Thomas Edison's Last Breath Is Saved In A Test Tube
Take a trip to the Henry Ford Museum of Innovation in Dearborn, Michigan, and you'll see a lot of incredible stuff: model cars and trains, sure, but also the rocker in which President Lincoln was shot and the Wright bicycle shop. But perhaps nothing within the museum's walls is more surprising than a test tube that supposedly holds Thomas Edison's last breath.
A Memorable Friendship
The inventor Thomas Edison was a boyhood hero of Henry Ford. When Ford was in his 30s, the two met, and they maintained a very close friendship until the day Edison died.
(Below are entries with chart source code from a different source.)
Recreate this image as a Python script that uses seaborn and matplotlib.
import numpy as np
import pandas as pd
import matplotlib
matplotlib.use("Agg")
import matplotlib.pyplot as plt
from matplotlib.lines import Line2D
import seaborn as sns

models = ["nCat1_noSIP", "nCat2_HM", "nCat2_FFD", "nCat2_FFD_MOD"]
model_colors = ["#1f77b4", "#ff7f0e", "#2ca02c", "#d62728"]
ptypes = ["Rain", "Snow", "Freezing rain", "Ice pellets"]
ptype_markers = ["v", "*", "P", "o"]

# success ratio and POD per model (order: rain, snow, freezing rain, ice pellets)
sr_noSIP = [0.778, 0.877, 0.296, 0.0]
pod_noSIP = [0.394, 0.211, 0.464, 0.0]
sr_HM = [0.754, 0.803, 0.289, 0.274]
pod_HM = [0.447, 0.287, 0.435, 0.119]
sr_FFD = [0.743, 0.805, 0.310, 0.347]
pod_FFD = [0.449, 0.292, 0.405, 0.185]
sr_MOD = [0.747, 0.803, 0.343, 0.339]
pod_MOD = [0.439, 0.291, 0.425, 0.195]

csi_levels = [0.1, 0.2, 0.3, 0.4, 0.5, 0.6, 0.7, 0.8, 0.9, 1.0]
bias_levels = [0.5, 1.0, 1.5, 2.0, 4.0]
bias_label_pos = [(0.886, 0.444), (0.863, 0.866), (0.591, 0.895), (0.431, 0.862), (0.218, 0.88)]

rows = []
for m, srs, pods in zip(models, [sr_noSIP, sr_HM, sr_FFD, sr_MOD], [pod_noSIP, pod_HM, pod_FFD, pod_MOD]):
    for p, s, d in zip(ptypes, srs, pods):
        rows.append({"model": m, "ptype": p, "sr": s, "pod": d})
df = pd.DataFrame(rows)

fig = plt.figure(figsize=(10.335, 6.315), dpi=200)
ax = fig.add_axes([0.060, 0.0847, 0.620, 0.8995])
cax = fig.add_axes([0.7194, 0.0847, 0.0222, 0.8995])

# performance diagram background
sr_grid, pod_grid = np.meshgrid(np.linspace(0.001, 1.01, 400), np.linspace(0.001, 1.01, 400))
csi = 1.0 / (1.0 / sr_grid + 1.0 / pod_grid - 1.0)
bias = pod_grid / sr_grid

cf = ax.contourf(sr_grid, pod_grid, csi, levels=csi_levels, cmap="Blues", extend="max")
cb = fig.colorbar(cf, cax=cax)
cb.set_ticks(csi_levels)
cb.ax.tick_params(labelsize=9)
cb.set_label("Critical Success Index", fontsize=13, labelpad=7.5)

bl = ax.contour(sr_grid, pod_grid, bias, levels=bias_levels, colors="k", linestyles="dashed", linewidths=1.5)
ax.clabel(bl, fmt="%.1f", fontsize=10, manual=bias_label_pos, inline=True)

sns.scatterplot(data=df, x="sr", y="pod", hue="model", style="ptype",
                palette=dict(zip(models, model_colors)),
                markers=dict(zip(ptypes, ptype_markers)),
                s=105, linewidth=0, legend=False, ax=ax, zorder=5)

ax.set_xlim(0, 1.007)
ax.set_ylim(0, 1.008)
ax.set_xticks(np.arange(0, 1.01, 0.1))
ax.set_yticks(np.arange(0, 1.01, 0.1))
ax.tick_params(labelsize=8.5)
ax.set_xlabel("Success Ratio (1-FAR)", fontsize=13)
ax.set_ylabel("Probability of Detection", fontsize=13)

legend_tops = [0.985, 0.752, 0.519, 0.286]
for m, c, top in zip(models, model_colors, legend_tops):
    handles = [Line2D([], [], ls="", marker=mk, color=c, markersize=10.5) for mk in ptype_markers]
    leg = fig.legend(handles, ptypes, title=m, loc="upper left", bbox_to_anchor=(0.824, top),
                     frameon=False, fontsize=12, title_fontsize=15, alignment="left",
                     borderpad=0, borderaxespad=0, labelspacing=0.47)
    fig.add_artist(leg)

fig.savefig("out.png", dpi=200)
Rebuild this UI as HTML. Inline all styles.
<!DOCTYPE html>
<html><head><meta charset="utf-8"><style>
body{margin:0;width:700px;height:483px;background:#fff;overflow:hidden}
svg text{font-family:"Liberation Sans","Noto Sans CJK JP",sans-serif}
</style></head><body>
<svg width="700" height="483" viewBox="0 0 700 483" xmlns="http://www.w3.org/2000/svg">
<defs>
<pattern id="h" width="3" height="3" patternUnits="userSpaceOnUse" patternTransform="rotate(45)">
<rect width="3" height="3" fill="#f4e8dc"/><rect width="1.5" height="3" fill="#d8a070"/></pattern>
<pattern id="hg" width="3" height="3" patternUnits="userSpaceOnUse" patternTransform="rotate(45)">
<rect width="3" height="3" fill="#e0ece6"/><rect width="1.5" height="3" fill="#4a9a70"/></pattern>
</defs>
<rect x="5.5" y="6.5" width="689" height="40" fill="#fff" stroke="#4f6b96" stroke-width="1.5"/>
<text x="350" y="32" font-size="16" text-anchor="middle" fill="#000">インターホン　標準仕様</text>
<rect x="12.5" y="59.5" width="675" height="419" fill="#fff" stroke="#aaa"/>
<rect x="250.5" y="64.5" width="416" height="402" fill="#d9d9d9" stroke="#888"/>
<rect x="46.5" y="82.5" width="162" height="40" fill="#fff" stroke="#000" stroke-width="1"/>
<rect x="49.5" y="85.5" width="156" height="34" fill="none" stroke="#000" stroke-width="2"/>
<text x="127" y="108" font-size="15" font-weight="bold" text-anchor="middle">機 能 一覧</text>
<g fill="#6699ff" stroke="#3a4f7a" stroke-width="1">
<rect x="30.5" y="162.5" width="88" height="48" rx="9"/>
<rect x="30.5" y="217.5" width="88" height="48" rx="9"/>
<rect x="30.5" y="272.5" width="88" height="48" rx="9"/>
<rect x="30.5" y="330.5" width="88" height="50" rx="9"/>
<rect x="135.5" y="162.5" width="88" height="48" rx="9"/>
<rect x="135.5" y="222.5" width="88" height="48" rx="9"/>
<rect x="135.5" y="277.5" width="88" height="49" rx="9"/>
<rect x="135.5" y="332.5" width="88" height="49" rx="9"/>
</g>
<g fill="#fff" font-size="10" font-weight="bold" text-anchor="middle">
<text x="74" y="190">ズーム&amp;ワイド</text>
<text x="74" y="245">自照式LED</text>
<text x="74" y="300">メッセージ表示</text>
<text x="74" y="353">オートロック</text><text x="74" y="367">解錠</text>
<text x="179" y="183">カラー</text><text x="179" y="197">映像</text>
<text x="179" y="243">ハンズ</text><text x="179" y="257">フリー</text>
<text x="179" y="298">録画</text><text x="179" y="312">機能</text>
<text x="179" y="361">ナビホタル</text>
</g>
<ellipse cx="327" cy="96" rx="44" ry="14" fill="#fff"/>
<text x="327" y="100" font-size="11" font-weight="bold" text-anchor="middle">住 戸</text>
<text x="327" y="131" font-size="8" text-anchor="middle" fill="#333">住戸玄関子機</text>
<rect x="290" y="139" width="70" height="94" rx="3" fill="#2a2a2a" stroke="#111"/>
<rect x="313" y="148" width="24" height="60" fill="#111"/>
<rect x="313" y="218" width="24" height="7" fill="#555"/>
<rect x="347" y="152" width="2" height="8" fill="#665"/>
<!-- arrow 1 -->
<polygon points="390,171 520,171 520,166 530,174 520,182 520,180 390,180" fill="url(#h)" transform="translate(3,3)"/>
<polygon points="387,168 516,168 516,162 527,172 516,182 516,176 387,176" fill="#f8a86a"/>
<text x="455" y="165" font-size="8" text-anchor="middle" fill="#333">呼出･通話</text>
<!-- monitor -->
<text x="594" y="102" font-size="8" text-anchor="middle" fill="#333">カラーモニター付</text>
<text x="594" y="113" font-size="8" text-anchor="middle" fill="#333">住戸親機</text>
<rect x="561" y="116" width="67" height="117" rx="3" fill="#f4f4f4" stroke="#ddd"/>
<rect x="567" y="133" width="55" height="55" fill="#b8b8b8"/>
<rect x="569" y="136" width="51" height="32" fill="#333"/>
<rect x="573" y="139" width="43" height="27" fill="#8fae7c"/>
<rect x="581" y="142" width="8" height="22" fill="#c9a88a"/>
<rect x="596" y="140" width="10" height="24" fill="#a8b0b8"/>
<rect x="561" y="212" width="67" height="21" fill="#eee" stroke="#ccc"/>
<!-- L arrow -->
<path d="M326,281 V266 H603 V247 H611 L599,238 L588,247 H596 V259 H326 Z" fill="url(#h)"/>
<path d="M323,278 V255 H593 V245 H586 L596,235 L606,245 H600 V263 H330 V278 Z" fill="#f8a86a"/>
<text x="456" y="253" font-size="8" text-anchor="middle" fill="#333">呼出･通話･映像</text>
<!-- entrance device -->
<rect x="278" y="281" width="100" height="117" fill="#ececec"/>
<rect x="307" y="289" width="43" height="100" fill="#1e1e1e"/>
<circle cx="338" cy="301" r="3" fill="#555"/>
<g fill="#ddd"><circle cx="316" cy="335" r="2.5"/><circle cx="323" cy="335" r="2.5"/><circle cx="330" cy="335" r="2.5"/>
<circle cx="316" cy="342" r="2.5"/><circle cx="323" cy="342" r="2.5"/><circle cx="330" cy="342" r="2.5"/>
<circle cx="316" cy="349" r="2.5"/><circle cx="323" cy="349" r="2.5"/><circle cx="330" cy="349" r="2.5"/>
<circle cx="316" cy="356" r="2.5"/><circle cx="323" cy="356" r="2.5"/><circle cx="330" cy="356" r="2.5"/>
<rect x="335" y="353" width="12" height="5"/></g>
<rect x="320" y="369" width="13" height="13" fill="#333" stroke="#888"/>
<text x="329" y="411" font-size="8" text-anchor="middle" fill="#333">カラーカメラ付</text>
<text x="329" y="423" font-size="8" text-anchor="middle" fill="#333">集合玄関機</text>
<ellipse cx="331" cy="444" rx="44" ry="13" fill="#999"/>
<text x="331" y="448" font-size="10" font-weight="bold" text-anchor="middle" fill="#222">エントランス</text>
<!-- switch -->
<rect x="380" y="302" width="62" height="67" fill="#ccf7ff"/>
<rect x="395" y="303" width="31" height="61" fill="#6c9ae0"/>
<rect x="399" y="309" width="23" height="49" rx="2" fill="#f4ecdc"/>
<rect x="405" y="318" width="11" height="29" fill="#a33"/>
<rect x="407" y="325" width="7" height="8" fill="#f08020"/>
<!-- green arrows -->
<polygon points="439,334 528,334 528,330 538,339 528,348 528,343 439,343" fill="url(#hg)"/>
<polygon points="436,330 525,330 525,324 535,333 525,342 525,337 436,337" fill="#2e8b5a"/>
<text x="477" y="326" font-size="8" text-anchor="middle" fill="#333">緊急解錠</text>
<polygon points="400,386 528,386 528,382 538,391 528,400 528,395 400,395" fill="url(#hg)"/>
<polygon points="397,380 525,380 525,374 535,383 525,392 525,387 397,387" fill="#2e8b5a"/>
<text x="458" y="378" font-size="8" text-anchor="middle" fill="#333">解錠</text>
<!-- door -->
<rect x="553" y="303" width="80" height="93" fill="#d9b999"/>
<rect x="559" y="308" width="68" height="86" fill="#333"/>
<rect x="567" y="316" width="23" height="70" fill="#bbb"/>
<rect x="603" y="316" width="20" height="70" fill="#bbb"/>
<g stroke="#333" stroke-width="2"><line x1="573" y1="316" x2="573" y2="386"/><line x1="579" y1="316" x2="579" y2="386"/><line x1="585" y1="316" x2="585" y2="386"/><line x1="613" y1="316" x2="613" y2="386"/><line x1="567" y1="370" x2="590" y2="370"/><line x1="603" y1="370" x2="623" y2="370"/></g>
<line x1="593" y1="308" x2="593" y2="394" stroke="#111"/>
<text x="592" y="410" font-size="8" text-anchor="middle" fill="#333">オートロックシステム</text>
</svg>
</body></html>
The friendship was so close, in fact, that the two bought houses next to each other in Florida, and would often go on camping trips with other notable Americans of the time. When Edison was confined to a wheelchair later in life, Ford bought a wheelchair so they could have wheelchair races. Thomas Edison once said, "As to Henry Ford, words are inadequate to express my feelings. I can only say that in the fullest meaning of the term, he is my friend."
The Final Breath
In the room where Edison died, his son Charles noticed many test tubes. "Though he is mainly remembered for his work in electrical fields, his real love was chemistry. It is not strange, but symbolic, that those test tubes were close to him at the end," Charles said in a letter, according to Smithsonian. "Immediately after his passing I asked Dr. Hubert S. Howe, his attending physician, to seal them with paraffin. He did. Later I gave one of them to Mr. Ford."